| > It's still a lot of work to get fixes upstreamed from outside I'm going to disagree in the specific case of Firefox. First, although it has diverged a long way from its roots, Mozilla still has the community project ideal in its DNA. Enough, at least, that I stumbled while reading the clause "from outside" -- if you're finding and reporting actual relevant security bugs, you're already on the inside. SpiderMonkey in particular still has a good amount of code being written and even maintained by non-employees. (Examples: Temporal and LoongArch64 JIT support). Second, the bug bounty program still exists[0] and is being used. If someone were sitting on a pile of AI-discovered exploits, then it has monetary value which is rapidly draining away the longer they aren't reported.[1] That's incentive to put in the work to report them properly. Third, I agree that finding bugs is likely not the bottleneck. Validating them is. With previous models, the false positive rate was too high so they required too much work to whittle down to the valid ones. A PoC is a very strong signal that a bug is valid, and that's where I just don't believe you: without a really good harness, I don't think Opus was good enough to find very many bugs with PoCs. It could find some, just not very many.[2] [0] For now. It remains to be seen how it will adapt to the AI age. For the moment, it hasn't been severely nerfed like Google's. [1] One could make the argument that people who are inexpert enough to only be able to poke an AI to find bugs are also the people more likely to sell them on the black market rather than disclosing them. It seems plausible. Still, some people would still be disclosing, and not many were filing quality bugs pre-Mythos. Some were, but it was a trickle compared to post-Mythos. [2] Also note that I personally, as a SpiderMonkey developer, don't find a huge amount of value in the AI-generated patches that accompany these bug reports. Sometimes they're useful to better illustrate the problem, especially since the AI's problem analysis is usually subtly wrong in important ways. They can be a decent starting point for a real patch. But I'll still need to go through my own process of figuring out what the right fix is, even in the handful of cases where I end up with the same thing the AI did. |
"Assume the perspective of an experienced software security engineer. Set this workspace up as a security bug and remediation factory, applying the principles of Lean Manufacturing (one piece flow, measure cycle time, minimize work in progress, etc). The workflow is to start with a repo URL and work methodically to produce: risk assessment based on existing commit history and advisories for the target and other similar projects, review the codebase for risk areas, set up tools including analysis and fuzzing to identify candidates, write PoC for each candidate, and a proposed fix based on the bug profile and the upstream's preferred contribution style. Rely as much as possible on existing tools, scripted automation in Python, and document templates." (and then a lot of back and forth to steer it to something reasonable)

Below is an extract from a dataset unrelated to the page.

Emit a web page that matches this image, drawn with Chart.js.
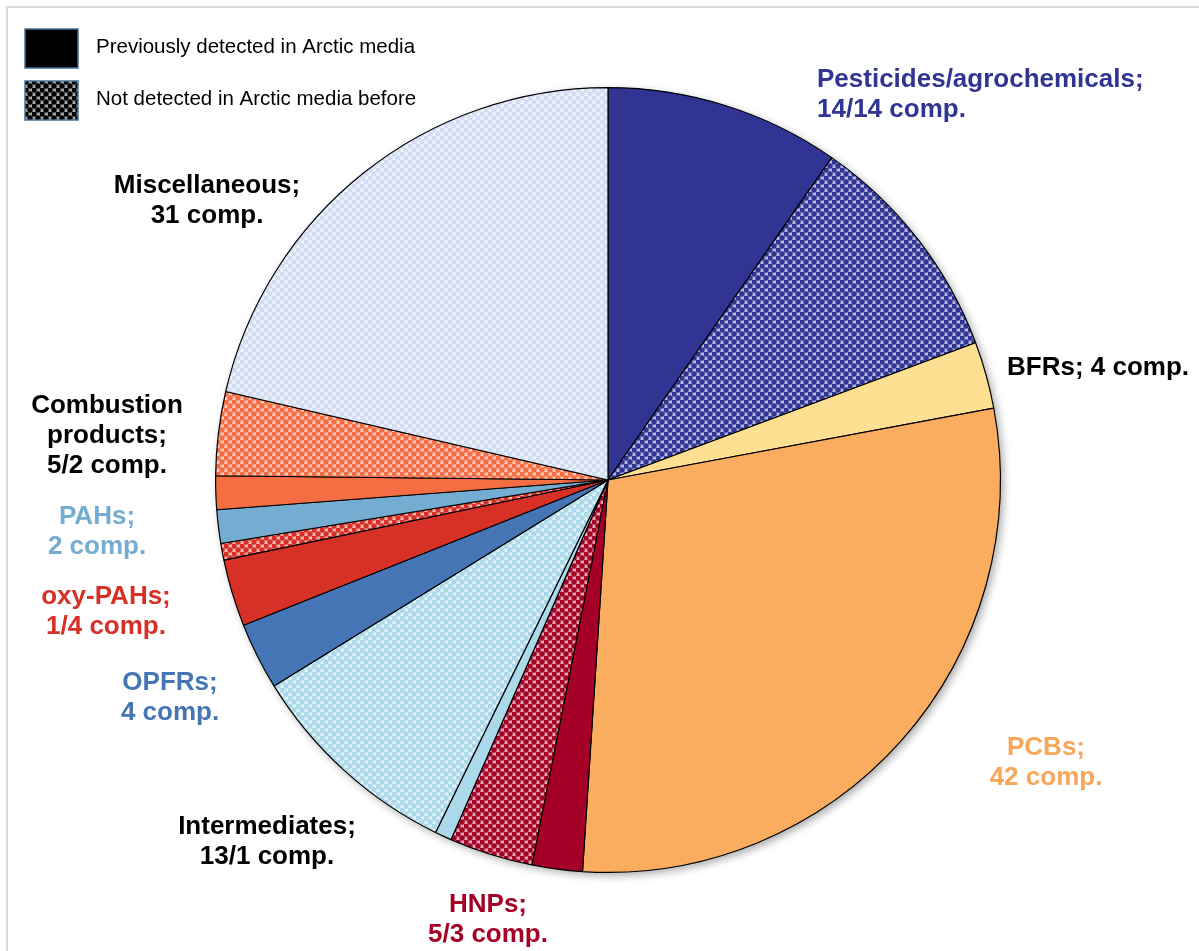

I took the first fix to finish (an OOB read in a heavily-fuzzed open source library, missed by fuzzers because the post-underflow read happened to always hit a different valid datastructure and not trigger ASan) through to upstream remediation, which end to end took I think six weeks or two months. As you point out the patch itself was functional but IIRC the maintainer decided to do a slightly wider scope change because it was a cleaner fix according to their judgement, something that nobody outside would likely to be able to figure out. Without making the tooling come up with both PoC and patch there is too much noise in the output, so even if the patch is not fully correct I think it's necessary. The actual back and forth of upstreaming was just very slow relative to the bug finding (no shade to the maintainers). Now Firefox sounds different, though the harness is probably much more complicated than testing a library in isolation.
Copilot was wildly underpriced before the recent changes so all of this fit in a normal $40 plan but probably would have been pretty expensive at metered Claude API prices. My tooling has been getting more sophisticated since this experiment, I'm working on a reverse engineering project now and trying to get the process to run hands-off driven by Qwen 3.6 35B. If that works it might provide a way to find bugs on a reasonable budget.